Correct CMake configuration directly impacts OpenMP performance. These patterns help avoid common performance pitfalls:

# Performance-optimized OpenMP build
find_package(OpenMP REQUIRED)

add_executable(benchmark src/benchmark.cpp)
target_link_libraries(benchmark PRIVATE OpenMP::OpenMP_CXX)

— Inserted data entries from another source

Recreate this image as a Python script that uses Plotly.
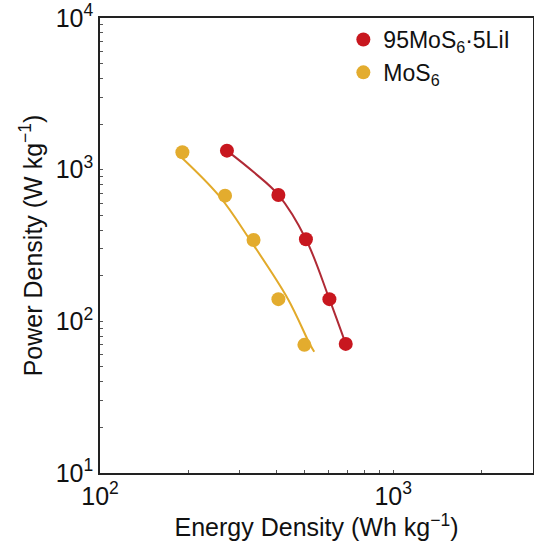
import plotly.graph_objects as go

# Measured points
energy_mos6_lii = [271, 406, 504, 606, 689]
power_mos6_lii = [1335, 681, 348, 140, 71]
energy_mos6 = [191, 267, 334, 406, 498]
power_mos6 = [1302, 674, 344, 140, 70]

# Fitted curves
fit_energy_lii = [271, 335, 406, 504, 606, 689]
fit_power_lii = [1335, 960, 681, 348, 140, 71]
fit_energy_mos6 = [189, 255, 325, 438, 521, 538]
fit_power_mos6 = [1213, 671, 344, 140, 70, 63]

series_names = ["95MoS<sub>6</sub>·5LiI", "MoS<sub>6</sub>"]

red = "#C8171F"
red_line = "#B02A35"
gold = "#E3AC2E"
gold_line = "#E2AA2A"

fig = go.Figure()
fig.add_trace(go.Scatter(x=fit_energy_lii, y=fit_power_lii, mode="lines",
                         line=dict(color=red_line, width=2, shape="spline"),
                         showlegend=False, hoverinfo="skip"))
fig.add_trace(go.Scatter(x=fit_energy_mos6, y=fit_power_mos6, mode="lines",
                         line=dict(color=gold_line, width=2, shape="spline"),
                         showlegend=False, hoverinfo="skip"))
fig.add_trace(go.Scatter(x=energy_mos6_lii, y=power_mos6_lii, mode="markers",
                         marker=dict(color=red, size=14), name=series_names[0]))
fig.add_trace(go.Scatter(x=energy_mos6, y=power_mos6, mode="markers",
                         marker=dict(color=gold, size=14), name=series_names[1]))

xmaj = [100, 1000]
xminor = [200, 300, 400, 500, 600, 700, 800, 900, 2000, 3000]
xvals = xmaj + xminor
xtext = ["10<sup>2</sup>", "10<sup>3</sup>"] + [""] * len(xminor)

ymaj = [10, 100, 1000, 10000]
yminor = [m * d for d in [10, 100, 1000] for m in range(2, 10)]
yvals = ymaj + yminor
ytext = ["10<sup>1</sup>", "10<sup>2</sup>", "10<sup>3</sup>", "10<sup>4</sup>"] + [""] * len(yminor)

font = "Liberation Sans, Arial, sans-serif"

fig.update_layout(
    width=534, height=550, autosize=False,
    margin=dict(l=100, r=1, t=18, b=77, autoexpand=False),
    paper_bgcolor="white", plot_bgcolor="white",
    font=dict(family=font, size=23, color="#111111"),
    legend=dict(x=0.562, y=1.0, xanchor="left", yanchor="top",
                bgcolor="rgba(0,0,0,0)", font=dict(size=23), itemsizing="trace",
                tracegroupgap=0),
    xaxis=dict(type="log", range=[2, 3.477], tickvals=xvals, ticktext=xtext,
               ticks="inside", ticklen=3, tickcolor="#555", showgrid=False,
               showline=True, linecolor="#222", linewidth=1.5, mirror=True,
               zeroline=False, tickfont=dict(size=25), automargin=False,
               title=dict(text="Energy Density (Wh kg<sup>−1</sup>)", font=dict(size=25), standoff=2)),
    yaxis=dict(type="log", range=[1, 4], tickvals=yvals, ticktext=ytext,
               ticks="inside", ticklen=3, tickcolor="#555", showgrid=False,
               showline=True, linecolor="#222", linewidth=1.5, mirror=True,
               zeroline=False, tickfont=dict(size=25), automargin=False,
               title=dict(text="Power Density (W kg<sup>−1</sup>)", font=dict(size=25), standoff=6)),
)

post = ("document.body.style.margin='0';document.body.style.padding='0';"
        "document.body.style.overflow='hidden';"
        "var gd=document.getElementById('{plot_id}');"
        "Plotly.relayout(gd,{width:534,height:550});")

fig.write_html("out.html", config={"responsive": False, "displayModeBar": False},
               post_script=post)
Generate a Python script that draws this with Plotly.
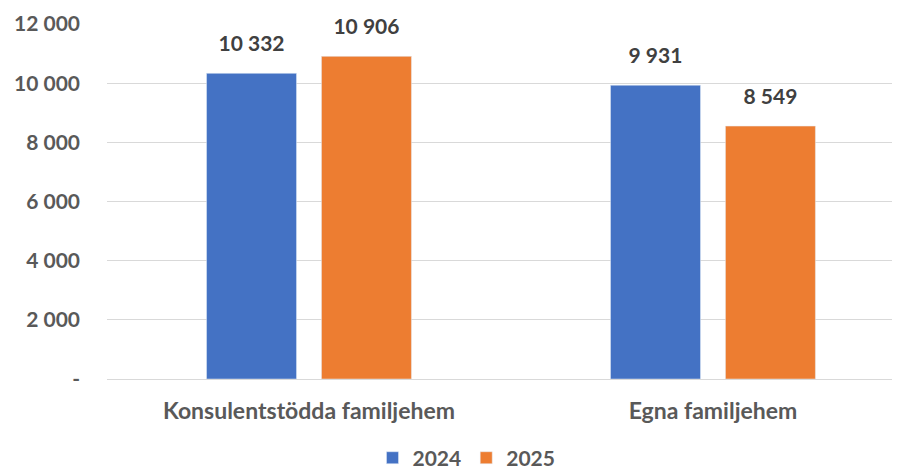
import plotly.graph_objects as go

categories = ["Konsulentstödda familjehem", "Egna familjehem"]
years = ["2024", "2025"]
values_2024 = [10332, 9931]
values_2025 = [10906, 8549]
tick_vals = [0, 2000, 4000, 6000, 8000, 10000, 12000]
tick_text = ["-", "2 000", "4 000", "6 000", "8 000", "10 000", "12 000"]
colors = ["#4472C4", "#ED7D31"]

font_family = "Lato, Open Sans, sans-serif"

fig = go.Figure()
for name, vals, col in zip(years, [values_2024, values_2025], colors):
    fig.add_trace(go.Bar(
        x=categories, y=vals, name=name, marker_color=col,
        offsetgroup=name, alignmentgroup="a",
    ))
for name, vals in zip(years, [values_2024, values_2025]):
    fig.add_trace(go.Scatter(
        x=categories, y=vals, mode="markers+text", showlegend=False,
        offsetgroup=name, alignmentgroup="a",
        marker=dict(size=26, opacity=0),
        text=[f"{v:,}".replace(",", " ") for v in vals],
        textposition="top center",
        textfont=dict(family=font_family, size=21, color="#404040", weight="bold"),
        cliponaxis=False, hoverinfo="skip",
    ))

fig.update_layout(
    width=892, height=464,
    margin=dict(l=99, r=0, t=16, b=93, autoexpand=False),
    paper_bgcolor="white", plot_bgcolor="white",
    barmode="group", bargap=0.431, bargroupgap=0.217,
    scattermode="group", scattergap=0.431,
    font=dict(family=font_family, color="#595959"),
    showlegend=True,
    legend=dict(orientation="h", xref="container", yref="container",
                x=0.514, xanchor="center", y=0.03, yanchor="middle",
                font=dict(size=21, color="#595959", weight="bold"),
                itemwidth=30, traceorder="normal", tracegroupgap=0,
                bgcolor="rgba(0,0,0,0)"),
)
fig.update_yaxes(range=[0, 12000], tickvals=tick_vals, ticktext=tick_text,
                 showgrid=True, gridcolor="#D9D9D9", gridwidth=1,
                 zeroline=False, showline=False, automargin=False,
                 tickfont=dict(size=21, color="#595959", weight="bold"),
                 ticklabelstandoff=26)
fig.update_xaxes(range=[-0.5, 1.463], showline=True, linecolor="#D9D9D9",
                 automargin=False,
                 tickfont=dict(size=23, color="#595959", weight="bold"),
                 ticks="", ticklabelstandoff=11)

fig.write_html("out.html")
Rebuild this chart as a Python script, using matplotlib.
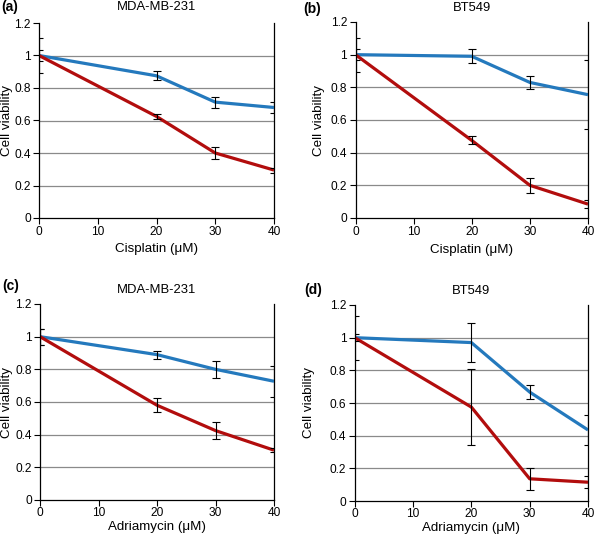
import matplotlib
matplotlib.use("Agg")
import matplotlib.pyplot as plt
from matplotlib.ticker import FuncFormatter, MultipleLocator

plt.rcParams['font.family'] = ['Liberation Sans', 'DejaVu Sans']

doses = [0, 20, 30, 40]

# Panel (a) MDA-MB-231, Cisplatin
a_blue = [1.0, 0.875, 0.713, 0.68]
a_blue_err = [0.035, 0.028, 0.034, 0.035]
a_red = [1.0, 0.625, 0.40, 0.295]
a_red_err = [0.11, 0.017, 0.037, 0.015]

# Panel (b) BT549, Cisplatin
b_blue = [1.0, 0.99, 0.83, 0.755]
b_blue_err = [0.035, 0.043, 0.04, 0.21]
b_red = [1.0, 0.475, 0.20, 0.085]
b_red_err = [0.105, 0.024, 0.045, 0.025]

# Panel (c) MDA-MB-231, Adriamycin
c_blue = [1.0, 0.89, 0.80, 0.727]
c_blue_err = [0.048, 0.025, 0.05, 0.095]
c_red = [1.0, 0.58, 0.425, 0.305]
c_red_err = [0.048, 0.043, 0.052, 0.012]

# Panel (d) BT549, Adriamycin
d_blue = [1.0, 0.97, 0.667, 0.435]
d_blue_err = [0.02, 0.12, 0.045, 0.092]
d_red = [1.0, 0.575, 0.136, 0.115]
d_red_err = [0.135, 0.232, 0.069, 0.037]

panel_labels = ["(a)", "(b)", "(c)", "(d)"]
titles = ["MDA-MB-231", "BT549", "MDA-MB-231", "BT549"]
xlabels = ["Cisplatin (\u03bcM)", "Cisplatin (\u03bcM)", "Adriamycin (\u03bcM)", "Adriamycin (\u03bcM)"]
ylabel = "Cell viability"

BLUE = "#2479BD"
RED = "#B20D0D"

W, H = 595, 537
fig = plt.figure(figsize=(W / 100, H / 100), dpi=100)

# axes boxes in pixels: left, top, right, bottom
boxes = [
    (39, 23, 274, 218),
    (355.5, 22, 588, 218),
    (40, 304, 274, 500),
    (354.7, 305, 588, 501),
]
ylabel_right_px = [13, 325, 13.3, 315.3]
xlabel_center_px = [249, 250, 527, 527.5]
xtick_pad = [2, 2, 1, 1]
title_center_px = [7.5, 8, 290, 290.5]
panel_label_px = [(1.5, 7), (303, 9), (2, 286), (304, 290)]

data = [
    (a_blue, a_blue_err, a_red, a_red_err),
    (b_blue, b_blue_err, b_red, b_red_err),
    (c_blue, c_blue_err, c_red, c_red_err),
    (d_blue, d_blue_err, d_red, d_red_err),
]

fmt = FuncFormatter(lambda v, p: ("%g" % round(v, 2)))

for i, (box, (bl, ble, rd, rde)) in enumerate(zip(boxes, data)):
    l, t, r, b = box
    wpx, hpx = r - l, b - t
    ax = fig.add_axes((l / W, 1 - b / H, wpx / W, hpx / H))
    ax.set_xlim(0, 40)
    ax.set_ylim(0, 1.2)
    ax.yaxis.set_major_locator(MultipleLocator(0.2))
    ax.xaxis.set_major_locator(MultipleLocator(10))
    ax.yaxis.set_major_formatter(fmt)
    for y in [0.2, 0.4, 0.6, 0.8, 1.0]:
        ax.axhline(y, color="#8a8a8a", lw=0.9, zorder=1)
    ax.plot(doses, bl, color=BLUE, lw=2.3, zorder=3, solid_capstyle='butt')
    ax.plot(doses, rd, color=RED, lw=2.3, zorder=3, solid_capstyle='butt')
    ax.errorbar(doses, bl, yerr=ble, fmt='none', ecolor='black', elinewidth=0.8,
                capsize=3, capthick=0.8, zorder=4)
    ax.errorbar(doses, rd, yerr=rde, fmt='none', ecolor='black', elinewidth=0.8,
                capsize=3, capthick=0.8, zorder=4)
    ax.spines['top'].set_visible(False)
    for s in ['left', 'bottom', 'right']:
        ax.spines[s].set_color('black')
        ax.spines[s].set_linewidth(0.9)
    ax.tick_params(direction='out', length=4, width=0.8, labelsize=8.6, pad=2)
    ax.tick_params(axis='x', pad=xtick_pad[i])
    ax.set_xlabel(xlabels[i], fontsize=9.6, va='center')
    ax.xaxis.set_label_coords(0.5, -(xlabel_center_px[i] - b) / hpx)
    ax.set_ylabel(ylabel, fontsize=9.6)
    ax.yaxis.set_label_coords((ylabel_right_px[i] - l) / wpx, 0.5)
    ax.text(0.5, 1 + (t - title_center_px[i]) / hpx, titles[i], transform=ax.transAxes,
            ha='center', va='center', fontsize=9.4)
    px, py = panel_label_px[i]
    fig.text(px / W, 1 - py / H, panel_labels[i], fontsize=10,
             fontweight='bold', ha='left', va='center')

fig.savefig("out.png", dpi=100)
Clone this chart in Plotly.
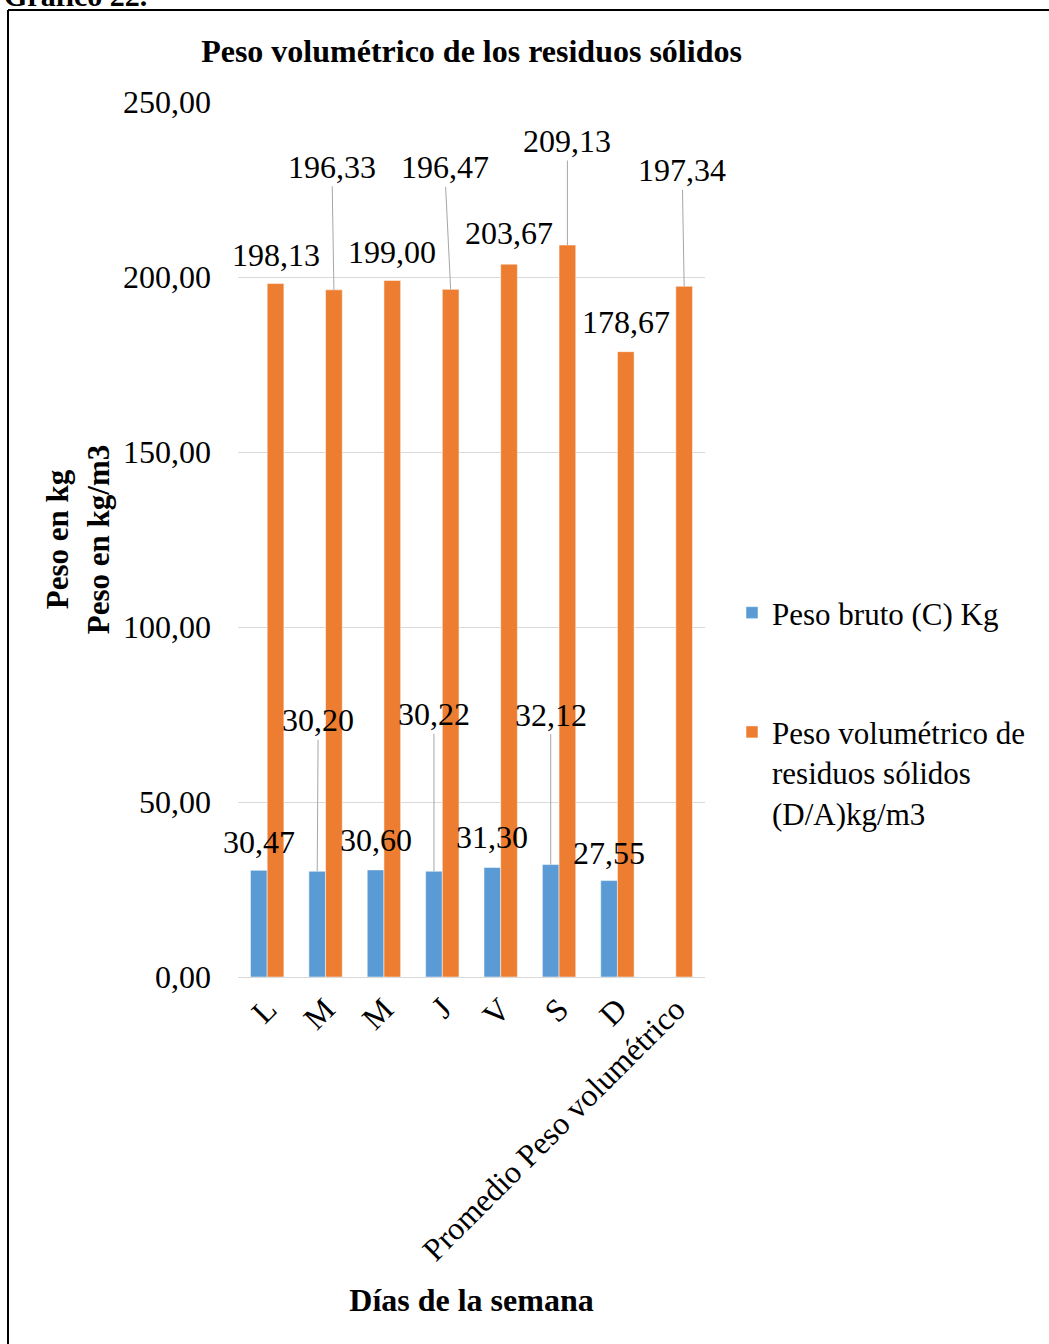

# Optimization level matters for OpenMP
target_compile_options(benchmark PRIVATE
    $<$<CONFIG:Release>:
        $<$<CXX_COMPILER_ID:GNU>:-O3 -march=native -funroll-loops>
        $<$<CXX_COMPILER_ID:Clang>:-O3 -march=native>
        $<$<CXX_COMPILER_ID:MSVC>:/O2 /GL>
    >
)

# Set default thread count for CTest
set_tests_properties(perf_test PROPERTIES
    ENVIRONMENT "OMP_NUM_THREADS=4;OMP_PROC_BIND=close;OMP_PLACES=cores"
)
Performance Tip: Set OMP_PROC_BIND=close and OMP_PLACES=cores in your test environment to pin threads to physical cores. This eliminates NUMA effects and context-switch overhead, often improving performance by 20–40% on multi-socket systems.